Just as Battlestar did in the early 2000s, and as art has done throughout history, the next generation of great movies and TV series will tell the story of our current crisis. 

But we don’t yet know what that story will be, or even how, exactly, it will be told.

Will the story of COVID-19 be one of unity or division? Will we remember ourselves as the people who sung from the balconies or as those who retreated in fear to social and political bubbles?

Will COVID-19 be remembered — to borrow Gov. Andrew Cuomo’s phrase — as the great equalizer? Or will it be remembered as a crisis that both revealed and widened the inequality that exists in America and the world? 

Will the technology we deploy in this moment help save us, through location tracking and data gathering? Or will it control us, through those very same methods?

Will this moment be remembered for how we fought against a raging virus? Or for how one disease further exposed another — hate. 

Will this crisis teach us gratitude or selfishness? Will it ultimately engender division or unity? Love or hate? Peace or violence? Once it has passed, will we turn inward or outward? When we look back, what stories will we tell?

In one sense, we already know the answer. This global pandemic hasn’t been experienced once but billions of times. We will tell all the stories — the ones that are as small as a strand of RNA, and as large as all of humanity.

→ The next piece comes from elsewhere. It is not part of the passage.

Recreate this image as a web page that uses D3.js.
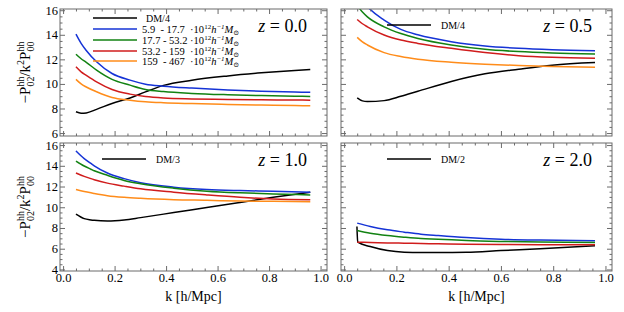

We’ll share the stories of people who fell in love through words on webcams, and of those who fell out of love as sheltering became so suffocating.

We’ll watch movies about the heroic actions of our medical professionals, and about the inaction that made that heroism necessary.

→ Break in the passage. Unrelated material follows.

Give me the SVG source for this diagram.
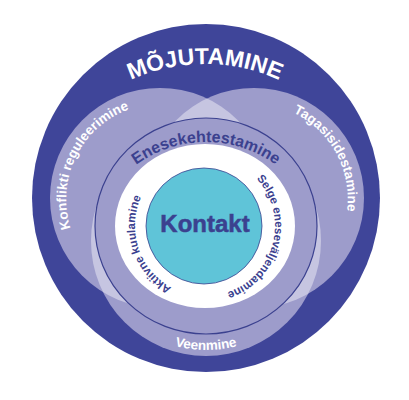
<svg xmlns="http://www.w3.org/2000/svg" xmlns:xlink="http://www.w3.org/1999/xlink" width="409" height="400" viewBox="0 0 409 400">
<style>
.t{font-family:"Liberation Sans",Arial,sans-serif;font-weight:bold}
.w{fill:#ffffff}
.n{fill:#3b418f}
.mid{fill:#9d9ccb}
.lens{fill:#c6c5e1}
</style>
<defs>
<clipPath id="cL"><circle cx="160" cy="198" r="110"/></clipPath>
<clipPath id="cR"><circle cx="254" cy="198" r="110"/></clipPath>
<path id="pMoj" d="M25,244 A180,180 0 0 1 385,244"/>
<path id="pKon" d="M112,281.1 A96,96 0 0 1 208,114.9"/>
<path id="pTag" d="M206,114.9 A96,96 0 0 1 302,281.1"/>
<path id="pVee" d="M82,226 A124,124 0 0 0 330,226"/>
<path id="pEne" d="M88,260 A118,118 0 0 1 324,260"/>
<path id="pAkt" d="M227.2,292.4 A70,70 0 0 1 182.8,159.6"/>
<path id="pSel" d="M222.5,158.2 A70,70 0 0 1 187.5,293.8"/>
</defs>
<g id="outer">
<circle cx="206" cy="198" r="174" fill="#3f4599"/>
<text class="t w" font-size="23"><textPath xlink:href="#pMoj" startOffset="50%" text-anchor="middle">MÕJUTAMINE</textPath></text>
</g>
<g id="circles">
<circle class="mid" cx="160" cy="198" r="110"/>
<circle class="mid" cx="254" cy="198" r="110"/>
<circle class="mid" cx="206" cy="241" r="115"/>
<circle class="lens" cx="254" cy="198" r="110" clip-path="url(#cL)"/>
<circle class="lens" cx="206" cy="241" r="115" clip-path="url(#cL)"/>
<circle class="lens" cx="206" cy="241" r="115" clip-path="url(#cR)"/>
</g>
<g id="konflikti"><text class="t w" font-size="13.5"><textPath xlink:href="#pKon" startOffset="47.8%" text-anchor="middle">Konflikti reguleerimine</textPath></text></g>
<g id="tagasiside"><text class="t w" font-size="13.5"><textPath xlink:href="#pTag" startOffset="50.8%" text-anchor="middle">Tagasisidestamine</textPath></text></g>
<g id="veenmine"><text class="t w" font-size="13.5"><textPath xlink:href="#pVee" startOffset="50%" text-anchor="middle">Veenmine</textPath></text></g>
<g id="enesekehtestamine">
<ellipse cx="206" cy="226" rx="111" ry="108" fill="#9d9ccb" stroke="#3b418f" stroke-width="1.2"/>
<text class="t n" font-size="16"><textPath xlink:href="#pEne" startOffset="50%" text-anchor="middle">Enesekehtestamine</textPath></text>
</g>
<g id="whitering">
<ellipse cx="205" cy="226" rx="90" ry="82" fill="#ffffff"/>
<text class="t n" font-size="11.5"><textPath xlink:href="#pAkt" startOffset="50%" text-anchor="middle">Aktiivne kuulamine</textPath></text>
<text class="t n" font-size="11.5"><textPath xlink:href="#pSel" startOffset="50%" text-anchor="middle">Selge eneseväljendamine</textPath></text>
</g>
<g id="kontakt">
<circle cx="204" cy="226" r="58" fill="#5fc4d8" stroke="#3b418f" stroke-width="0.8"/>
<text class="t n" x="205" y="232" font-size="24" text-anchor="middle" stroke="#3b418f" stroke-width="0.5">Kontakt</text>
</g>
</svg>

We’ll hear about the passion and courage of those who marched together peacefully to bridge our society’s racial divide and about the callousness and opportunism of those who exploited a tragedy to advance their own agenda.

We’ll write about the countries that were willing to halt everything to protect society’s most vulnerable, and about those that were unwilling to halt anything to protect against the human cost of a broken economy.

This is a Rashomon tale and will be told as such.

Earlier this spring, in a letter to students at Syracuse University, author George Saunders wrote, “We are (and especially you are) the generation that is going to have to help us make sense of this.” That’s what stories do.

And they will do that in new ways, using new techniques — some we’ve already begun to see, and some we can’t yet imagine.  

It’s possible that one of the slim silver linings to be found in this daunting moment is that it will allow us to do what our industry has needed to do for some time: democratize content creation.

If we hope to usher in this next era of storytelling we’ll need to listen, to reach beyond our own experiences and our own conceptions of what constitutes entertainment, and to make space for new perspectives in writers’ rooms, dressing rooms and boardrooms.

If we can do this, we can emerge from this crisis not only with iconic stories, but also an emergent new generation of voices, ready to capture the imagination of audiences around the world.

Of course, in this moment, the most important job belongs not only to those trying to broadcast the story of our era but to those who write it. The actions we take or fail to take right now will define the story of our time. And when the world is able to move beyond recovering and grieving, it will start watching.

To borrow a phrase from my son’s new favorite TV series, “So say we all.”

Bonnie Hammer is the chairman of Universal Studio Group.